Emery has asked for wide players to be signed without giving league time to say, Emile Rowe Smith, Bukayo Saka Or Eddie Nketiah. Injuries at center-back saw Granit Xhaka, Stephan Lichtsteiner, and an unfit Laurent Koscielny deployed there instead of giving minutes to Zach Medley, Julio Pleguezuelo or Daniel Ballard; Injuries to first teamers and young players deputising has seen young players at Arsenal establish themselves in the past, Ashley Cole, Hector Bellerin and Ainsley Maitland Niles are some players that spring immediately to mind.
Finding potential in house solution to an area that needs strengthening could free up funds to spent on a greater quality of player in another area; the ascension of Trent Alexander and Joe Gomez enabled Liverpool to spend big on Virgil Van Dijk instead of potentially having to split that money and buy 2 center-backs.
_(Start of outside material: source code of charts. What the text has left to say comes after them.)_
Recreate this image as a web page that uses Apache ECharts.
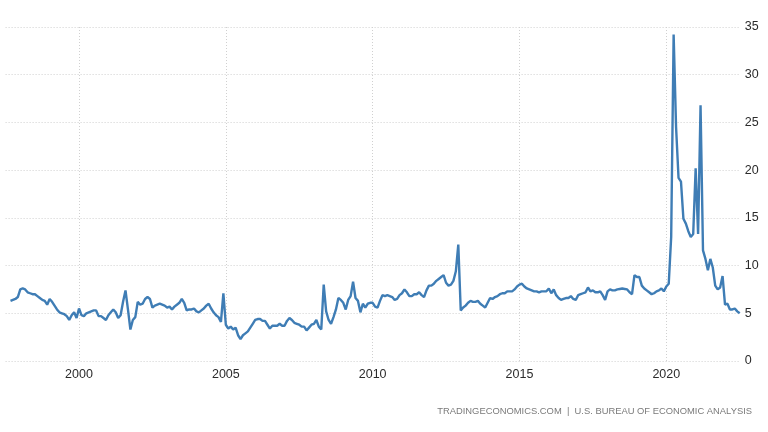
<!DOCTYPE html>
<html>
<head>
<meta charset="utf-8">
<script src="https://cdn.jsdelivr.net/npm/echarts@6/dist/echarts.min.js"></script>
<style>
html,body{margin:0;padding:0;background:#ffffff;}
#chart{width:768px;height:432px;}
</style>
</head>
<body>
<div id="chart"></div>
<script>
// First category month of the axis (July 1997); values run Jan..Dec per year
const firstYear = 1997;
const firstMonth = 7;

const y1997 = [null, null, 6.3, 6.4, 6.5, 6.7]; // Jul–Dec
const y1998 = [7.5, 7.6, 7.5, 7.2, 7.1, 7.0, 7.0, 6.8, 6.6, 6.4, 6.3, 5.9];
const y1999 = [6.5, 6.2, 5.8, 5.4, 5.1, 5.0, 4.9, 4.7, 4.3, 4.8, 5.1, 4.5];
const y2000 = [5.5, 4.8, 4.7, 5.0, 5.1, 5.2, 5.3, 5.3, 4.7, 4.7, 4.5, 4.3];
const y2001 = [4.8, 5.1, 5.4, 5.1, 4.5, 4.8, 6.2, 7.4, 5.4, 3.3, 4.3, 4.6];
const y2002 = [6.2, 5.9, 6.0, 6.5, 6.7, 6.5, 5.6, 5.8, 5.9, 6.0, 5.9, 5.8];
const y2003 = [5.6, 5.7, 5.4, 5.7, 5.9, 6.1, 6.5, 6.1, 5.3, 5.4, 5.4, 5.5];
const y2004 = [5.2, 5.1, 5.3, 5.5, 5.8, 6.0, 5.5, 5.1, 4.8, 4.6, 4.1, 7.1];
const y2005 = [3.8, 3.4, 3.6, 3.3, 3.5, 2.7, 2.3, 2.7, 2.9, 3.1, 3.5, 3.9];
const y2006 = [4.3, 4.4, 4.4, 4.2, 4.2, 3.8, 3.4, 3.7, 3.7, 3.7, 3.9, 3.7];
const y2007 = [3.7, 4.2, 4.5, 4.3, 4.0, 3.9, 3.8, 3.6, 3.6, 3.2, 3.5, 3.8];
const y2008 = [3.9, 4.3, 3.6, 3.3, 8.0, 5.2, 4.3, 3.9, 4.6, 5.4, 6.6, 6.4];
const y2009 = [6.1, 5.4, 6.4, 6.8, 8.3, 6.6, 6.3, 5.1, 6.0, 5.6, 6.0, 6.1];
const y2010 = [6.1, 5.7, 5.6, 6.3, 6.9, 6.8, 6.9, 6.8, 6.7, 6.4, 6.5, 6.9];
const y2011 = [7.1, 7.5, 7.2, 6.8, 6.8, 7.0, 7.0, 7.2, 6.9, 6.7, 7.4, 7.9];
const y2012 = [7.9, 8.1, 8.4, 8.6, 8.8, 9.0, 8.2, 7.9, 8.0, 8.4, 9.4, 12.2];
const y2013 = [5.3, 5.6, 5.8, 6.1, 6.3, 6.2, 6.2, 6.3, 6.0, 5.8, 5.6, 6.1];
const y2014 = [6.6, 6.5, 6.7, 6.8, 7.0, 7.1, 7.1, 7.3, 7.3, 7.3, 7.5, 7.8];
const y2015 = [8.0, 8.1, 7.8, 7.6, 7.5, 7.4, 7.3, 7.3, 7.2, 7.3, 7.3, 7.3];
const y2016 = [7.6, 7.1, 7.5, 6.9, 6.6, 6.4, 6.5, 6.6, 6.6, 6.8, 6.5, 6.4];
const y2017 = [6.9, 7.0, 7.1, 7.2, 7.7, 7.3, 7.4, 7.2, 7.2, 7.3, 6.9, 6.4];
const y2018 = [7.3, 7.5, 7.4, 7.4, 7.5, 7.55, 7.6, 7.55, 7.5, 7.2, 7.0, 9.0];
const y2019 = [8.8, 8.8, 7.9, 7.6, 7.4, 7.2, 7.0, 7.1, 7.3, 7.4, 7.6, 7.3];
const y2020 = [7.8, 8.1, 13.0, 34.2, 24.5, 19.2, 18.8, 14.9, 14.4, 13.6, 13.0, 13.3];
const y2021 = [20.2, 13.3, 26.8, 11.6, 10.7, 9.5, 10.7, 9.8, 7.9, 7.5, 7.7, 8.9];
const y2022 = [5.9, 6.0, 5.4, 5.4, 5.5, 5.2, 5.0];

const tickYears = [2000, 2005, 2010, 2015, 2020];
const yMin = 0, yMax = 35, yStep = 5;
const sourceText = 'TRADINGECONOMICS.COM  |  U.S. BUREAU OF ECONOMIC ANALYSIS';

const values = [].concat(y1997, y1998, y1999, y2000, y2001, y2002, y2003, y2004,
  y2005, y2006, y2007, y2008, y2009, y2010, y2011, y2012, y2013, y2014, y2015,
  y2016, y2017, y2018, y2019, y2020, y2021, y2022);

const categories = values.map(function (_, i) {
  const m0 = firstMonth - 1 + i;
  const yr = firstYear + Math.floor(m0 / 12);
  const mo = (m0 % 12) + 1;
  return yr + '-' + (mo < 10 ? '0' + mo : mo);
});

function isTick(index, value) {
  const parts = value.split('-');
  return parts[1] === '01' && tickYears.indexOf(+parts[0]) >= 0;
}

const chart = echarts.init(document.getElementById('chart'), null, {renderer: 'canvas'});
chart.setOption({
  animation: false,
  backgroundColor: '#ffffff',
  grid: {left: 5.6, right: 28.3, top: 27, bottom: 71, containLabel: false},
  xAxis: {
    type: 'category',
    data: categories,
    boundaryGap: false,
    axisLine: {show: false},
    axisTick: {show: false},
    axisLabel: {
      interval: isTick,
      formatter: function (v) { return v.split('-')[0]; },
      color: '#2b2b2b',
      fontSize: 12.5,
      fontFamily: 'Liberation Sans, Arial, sans-serif',
      margin: 7
    },
    splitLine: {
      show: true,
      interval: isTick,
      lineStyle: {color: '#d0d0d0', type: [1, 2], width: 1}
    }
  },
  yAxis: {
    type: 'value',
    position: 'right',
    min: yMin, max: yMax, interval: yStep,
    axisLine: {show: false},
    axisTick: {show: false},
    axisLabel: {
      color: '#2b2b2b',
      fontSize: 12.5,
      fontFamily: 'Liberation Sans, Arial, sans-serif',
      margin: 5
    },
    splitLine: {lineStyle: {color: '#d0d0d0', type: [1, 2], width: 1}}
  },
  graphic: [{
    type: 'text',
    right: 16,
    top: 407,
    style: {
      text: sourceText,
      fill: '#7a7a7a',
      font: '9.4px "Liberation Sans", Arial, sans-serif'
    }
  }],
  series: [{
    type: 'line',
    data: values,
    showSymbol: false,
    symbol: 'none',
    lineStyle: {color: '#3f7db5', width: 2.4},
    itemStyle: {color: '#3f7db5'}
  }]
});
</script>
</body>
</html>
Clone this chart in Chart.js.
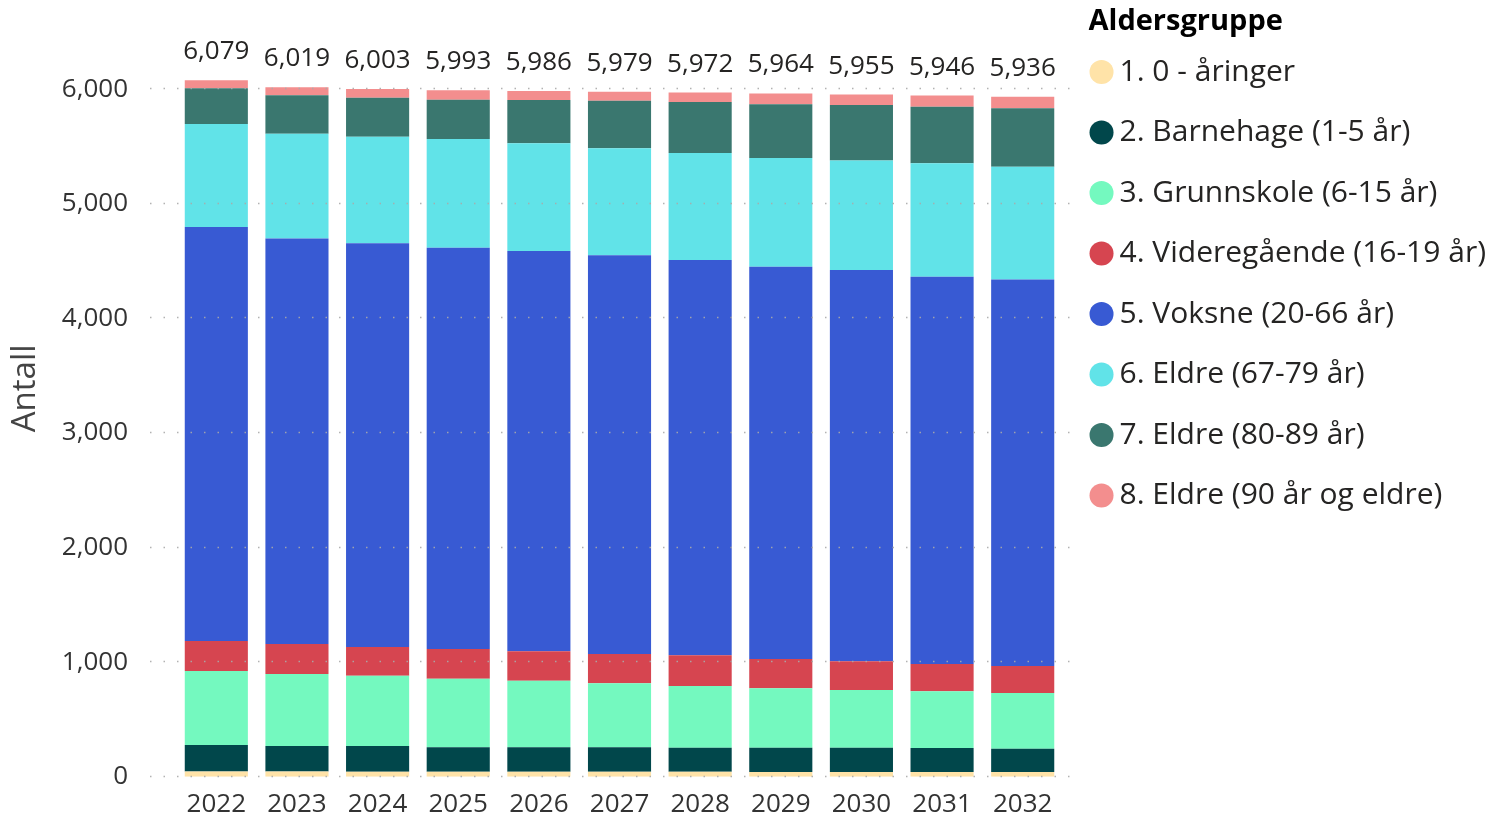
<!DOCTYPE html>
<html>
<head>
<meta charset="utf-8">
<script src="https://cdn.jsdelivr.net/npm/chart.js@4.4.1/dist/chart.umd.min.js"></script>
<style>
html,body{margin:0;padding:0;background:#fff;overflow:hidden}
#wrap{width:1496px;height:819px;position:relative}
canvas{display:block}
</style>
</head>
<body>
<div id="wrap"><canvas id="c" width="1496" height="819"></canvas></div>
<script>
// ---- Data ----
const years = ['2022','2023','2024','2025','2026','2027','2028','2029','2030','2031','2032'];
const seriesNames = ['1. 0 - åringer','2. Barnehage (1-5 år)','3. Grunnskole (6-15 år)','4. Videregående (16-19 år)','5. Voksne (20-66 år)','6. Eldre (67-79 år)','7. Eldre (80-89 år)','8. Eldre (90 år og eldre)'];
const nullAaringer = [46, 45, 44, 44, 43, 43, 43, 42, 42, 42, 41];
const barnehage    = [231, 223, 224, 213, 214, 214, 210, 211, 211, 208, 203];
const grunnskole   = [646, 628, 614, 598, 581, 558, 539, 519, 504, 495, 487];
const videregaende = [262, 262, 250, 260, 257, 256, 268, 255, 250, 239, 235];
const voksne       = [3614, 3541, 3524, 3502, 3493, 3480, 3450, 3424, 3416, 3380, 3375];
const eldre6779    = [898, 913, 930, 949, 941, 934, 934, 949, 957, 990, 983];
const eldre8089    = [312, 336, 341, 343, 377, 415, 445, 469, 483, 494, 510];
const eldre90      = [70, 71, 76, 84, 80, 79, 83, 95, 92, 98, 102];
const yTicks = [0, 1000, 2000, 3000, 4000, 5000, 6000];

const seriesData = [nullAaringer, barnehage, grunnskole, videregaende, voksne, eldre6779, eldre8089, eldre90];
const colors = ['#FFE3A8','#01474B','#74F9BF','#D64550','#385AD3','#61E3E8','#3A776F','#F38E8E'];

const FONT = "'Open Sans', 'Noto Sans', sans-serif";
Chart.defaults.font.family = FONT;

const fmt = v => Number(v).toLocaleString('en-US');

const gridPlugin = {
  id: 'dotgrid',
  afterDatasetsDraw(chart) {
    const {ctx, chartArea, scales: {y}} = chart;
    ctx.save();
    ctx.strokeStyle = 'rgba(170,170,170,0.9)';
    ctx.lineWidth = 1.5;
    ctx.setLineDash([1.5, 12]);
    yTicks.forEach(v => {
      const py = Math.round(y.getPixelForValue(v)) - 0.5;
      ctx.beginPath();
      ctx.moveTo(chartArea.left - 26, py);
      ctx.lineTo(chartArea.right + 13, py);
      ctx.stroke();
    });
    ctx.restore();
  }
};

const totalsPlugin = {
  id: 'totals',
  afterDatasetsDraw(chart) {
    const {ctx, scales: {y}} = chart;
    ctx.save();
    ctx.font = `26px ${FONT}`;
    ctx.fillStyle = '#252423';
    ctx.textAlign = 'center';
    ctx.textBaseline = 'alphabetic';
    const meta0 = chart.getDatasetMeta(0);
    chart.data.labels.forEach((lab, i) => {
      const total = chart.data.datasets.reduce((s, d) => s + d.data[i], 0);
      const x = meta0.data[i].x;
      ctx.fillText(fmt(total), x, y.getPixelForValue(total) - 21);
    });
    ctx.restore();
  }
};

new Chart(document.getElementById('c'), {
  type: 'bar',
  data: {
    labels: years,
    datasets: seriesNames.map((name, k) => ({
      label: name,
      data: seriesData[k],
      backgroundColor: colors[k],
      borderWidth: 0,
      categoryPercentage: 1,
      barPercentage: 0.7826
    }))
  },
  options: {
    responsive: false,
    animation: false,
    devicePixelRatio: 1,
    layout: {padding: 0},
    scales: {
      x: {
        stacked: true,
        grid: {display: false, drawTicks: false},
        border: {display: false},
        ticks: {font: {size: 26}, color: '#333333', padding: 12, maxRotation: 0, autoSkip: false},
        afterFit: s => { s.height = 42.3; }
      },
      y: {
        stacked: true,
        min: 0,
        max: 6780,
        grid: {display: false, drawTicks: false},
        border: {display: false},
        ticks: {stepSize: 1000, font: {size: 26}, color: '#333333', padding: 48, callback: v => fmt(v)},
        afterBuildTicks: s => { s.ticks = yTicks.map(v => ({value: v})); },
        title: {display: true, text: 'Antall', font: {size: 33}, color: '#444444', padding: {top: 6, bottom: 0}},
        afterFit: s => { s.width = 176; s.paddingTop = 0; s.paddingBottom = 0; }
      },
      gap: {
        position: 'right',
        display: true,
        grid: {display: false, drawTicks: false},
        border: {display: false},
        ticks: {display: false},
        afterFit: s => { s.width = 25.5; s.paddingTop = 0; s.paddingBottom = 0; }
      }
    },
    plugins: {
      tooltip: {enabled: false},
      legend: {
        position: 'right',
        align: 'start',
        maxWidth: 409,
        title: {display: true, position: 'start', text: 'Aldersgruppe', color: '#000000', font: {size: 29, weight: 'bold'}, padding: {top: 7, bottom: 5.3}},
        labels: {
          usePointStyle: true,
          pointStyle: 'circle',
          boxWidth: 6,
          boxHeight: 17,
          padding: 10,
          color: '#252423',
          font: {size: 30, lineHeight: 1.683},
          generateLabels: chart => Chart.defaults.plugins.legend.labels.generateLabels(chart).map(l => Object.assign({}, l, {text: [l.text]}))
        }
      }
    }
  },
  plugins: [gridPlugin, totalsPlugin]
});
</script>
</body>
</html>
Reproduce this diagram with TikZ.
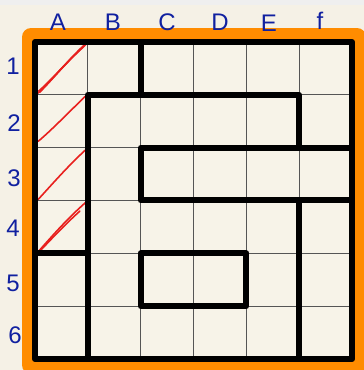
\documentclass[tikz,border=0pt]{standalone}
\usepackage{fontspec}
\setmainfont{Liberation Sans}
\begin{document}
\begin{tikzpicture}[x=1pt,y=-1pt,
  lbl/.style={text=labelblue,font=\fontsize{24}{24}\selectfont,inner sep=0pt},
  thin grid/.style={draw=gridgray,line width=1.1pt},
  wall/.style={draw=black,line width=6pt,line cap=round,line join=round},
  tick/.style={draw=tickred,line width=1.6pt,line cap=round}]
\definecolor{bgcream}{HTML}{F5F1E6}
\definecolor{cellcream}{HTML}{F7F3E8}
\definecolor{framebg}{HTML}{FF8C00}
\definecolor{gridgray}{HTML}{555555}
\definecolor{labelblue}{HTML}{1020A0}
\definecolor{tickred}{HTML}{E8201E}
\definecolor{topstrip}{HTML}{EFEFEF}
\useasboundingbox (0,0) rectangle (364,370);
\fill[bgcream] (0,0) rectangle (364,370);
\fill[topstrip] (0,0) rectangle (364,5);
\fill[framebg,rounded corners=9pt] (22,28) rectangle (366,374);
\begin{scope}[shift={(35,42)},x=52.83pt,y=-52.83pt]
  \fill[cellcream] (0,0) rectangle (6,6);
  \foreach \i in {1,...,5} {
    \draw[thin grid] (\i,0) -- (\i,6);
    \draw[thin grid] (0,\i) -- (6,\i);
  }
  % red ticks in column A
  \draw[tick] (0.05,0.97) .. controls (0.32,0.72) and (0.62,0.35) .. (0.97,0.02);
  \draw[tick] (0.09,0.95) .. controls (0.36,0.68) and (0.64,0.32) .. (0.96,0.05);
  \draw[tick] (0.07,0.93) .. controls (0.33,0.7) and (0.6,0.38) .. (0.93,0.08);
  \draw[tick] (0.06,1.88) .. controls (0.3,1.68) and (0.62,1.35) .. (0.95,1.03);
  \draw[tick] (0.06,2.98) .. controls (0.3,2.72) and (0.62,2.35) .. (0.97,2.03);
  \draw[tick] (0.06,3.97) .. controls (0.3,3.7) and (0.62,3.33) .. (0.99,3.01);
  \draw[tick] (0.09,3.96) .. controls (0.3,3.74) and (0.55,3.47) .. (0.85,3.2);
  % walls
  \draw[wall] (0,0) rectangle (6,6);
  \draw[wall] (2,0) -- (2,1);
  \draw[wall] (1,6) -- (1,1) -- (5,1) -- (5,2);
  \draw[wall] (6,2) -- (2,2) -- (2,3) -- (6,3);
  \draw[wall] (5,3) -- (5,6);
  \draw[wall] (0,4) -- (1,4);
  \draw[wall] (2,4) rectangle (4,5);
\end{scope}
% column labels
\node[lbl] (cA) at (58,22) {A};
\node[lbl] (cB) at (113,22) {B};
\node[lbl] (cC) at (167,22) {C};
\node[lbl] (cD) at (220,22) {D};
\node[lbl] (cE) at (269,23) {E};
\node[lbl] (cF) at (320,21) {f};
% row labels
\node[lbl] (r1) at (13,66) {1};
\node[lbl] (r2) at (14,123) {2};
\node[lbl] (r3) at (14,178) {3};
\node[lbl] (r4) at (13,228) {4};
\node[lbl] (r5) at (13,283) {5};
\node[lbl] (r6) at (15,335) {6};
\end{tikzpicture}
\end{document}
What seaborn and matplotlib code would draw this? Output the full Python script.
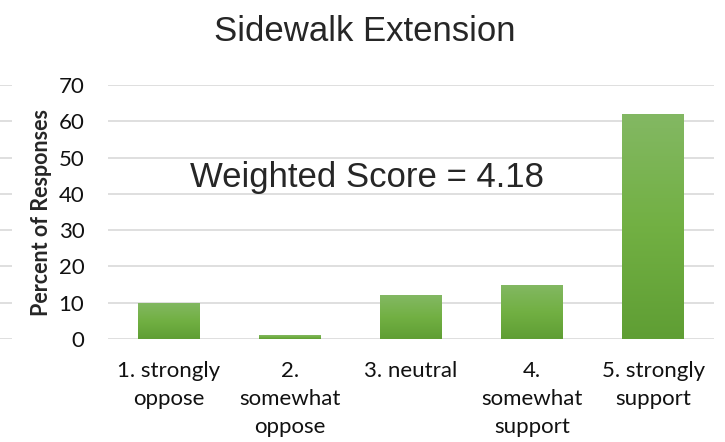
"""Sidewalk Extension survey responses - bar chart recreation."""

import numpy as np
import pandas as pd
import matplotlib
matplotlib.use("Agg")
import matplotlib.pyplot as plt
import seaborn as sns

# Data
categories = ["1. strongly\noppose", "2.\nsomewhat\noppose", "3. neutral",
              "4.\nsomewhat\nsupport", "5. strongly\nsupport"]
percents = [10, 1, 12, 15, 62]
y_ticks = [0, 10, 20, 30, 40, 50, 60, 70]
title = "Sidewalk Extension"
score_text = "Weighted Score = 4.18"
y_label = "Percent of Responses"

sns.set_theme(style="white")
body_font = ["Lato", "DejaVu Sans"]
head_font = ["Liberation Sans", "DejaVu Sans"]
plt.rcParams['font.family'] = body_font

df = pd.DataFrame({"category": categories, "percent": percents})

fig = plt.figure(figsize=(7.25, 4.42), dpi=100)
ax = fig.add_axes([108 / 725, 1 - 339 / 442, 606 / 725, 254 / 442])

sns.barplot(data=df, x="category", y="percent", color="#70ad47",
            width=0.51, ax=ax, zorder=3)

# Gradient fill on each bar (light at top, darker at bottom)
grad = np.linspace(0, 1, 256).reshape(-1, 1)
cmap = matplotlib.colors.LinearSegmentedColormap.from_list(
    "g", ["#5f9e34", "#72b043", "#83b863"])
for p in ax.patches:
    x0, w, h = p.get_x(), p.get_width(), p.get_height()
    im = ax.imshow(grad, cmap=cmap, aspect="auto", origin="lower",
                   extent=[x0, x0 + w, 0, h], zorder=4)
    im.set_clip_path(p)
    p.set_edgecolor("none")

ax.set_xlim(-0.5, len(categories) - 0.5)
ax.set_ylim(0, 70)
ax.set_yticks(y_ticks)
ax.yaxis.grid(True, color="#d9d9d9", linewidth=1.2, zorder=0)
ax.set_axisbelow(True)
for s in ax.spines.values():
    s.set_visible(False)
ax.tick_params(axis="both", length=0, labelsize=16, colors="#111111")
ax.tick_params(axis="x", pad=16)
ax.tick_params(axis="y", pad=17)
for lbl in ax.get_xticklabels():
    lbl.set_linespacing(1.5)
ax.set_xlabel("")
ax.set_ylabel(y_label, fontsize=15.5, fontweight="bold", labelpad=5)

fig.text(0.503, 0.928, title, ha="center", va="center",
         fontsize=25, family=head_font)
ax.text(0.427, 0.634, score_text, transform=ax.transAxes, ha="center",
        va="center", fontsize=25, family=head_font)

# Fragment of the neighbouring chart cropped at the left edge
ax_left = fig.add_axes([-0.2, 1 - 339 / 442, 0.2 + 12 / 725, 254 / 442])
ax_left.set_ylim(0, 70)
ax_left.set_yticks(y_ticks)
ax_left.yaxis.grid(True, color="#d9d9d9", linewidth=1.2)
ax_left.set_xticks([])
ax_left.set_yticklabels([])
ax_left.tick_params(length=0)
for s in ax_left.spines.values():
    s.set_visible(False)
ax_left.patch.set_alpha(0)

fig.savefig("out.png", dpi=100)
The club will never know if these players are good enough unless they are given the chance to prove their worth and showcase their abilities; they could not do any worse than some of the displays produced by the seasoned pro Lichtsteiner.
The standout performer for the under 23s this season has arguably been midfielder Joe Willock; his stats for the season so far: 12 goal contributions from 15 games including 3 goals in 3 games for the first team. Players thrive on confidence and Joe Willock is playing with tons of it this season. 20 minutes as a sub would surely do no one any harm; especially as Aaron Ramsey and Mesut Ozil are being phased out of the club.
Sven Mislantat’s departure from the club and the lack of replacement raises the questions over who is identifying transfer targets? Former Emery players are constantly being linked; Ever Banega rumours have been a regular column filler for the last 8 months. But are the club after more players in the latter stages of their career that will have no sell on value and will command big wages? If there is not much to be spent, could Emery justify spending half of the alleged 45 million budget on either Steven Nzonzi or Banega? Was this the reason Mislantat walked or was there more to it?
With Manchester United now in 4th ahead of both Chelsea and Arsenal having hired a manager perfectly in tune with the ideals of their club it could be argued that both Chelsea and Arsenal have strayed too far from their usual principles. Emery and Sarri have both struggled to impose their styles on clubs who typically have very different approaches; How both managers would have fared if they were employed by the other club? Arsenal have the personnel for Sarri-ball and the Chelsea have the players for Emery’s Pragmatic counter-attacking style. Both clubs are still in the hunt for the Top 4 but should one qualify would you be confident that the man in charge can consolidate their place in the top four and move forward?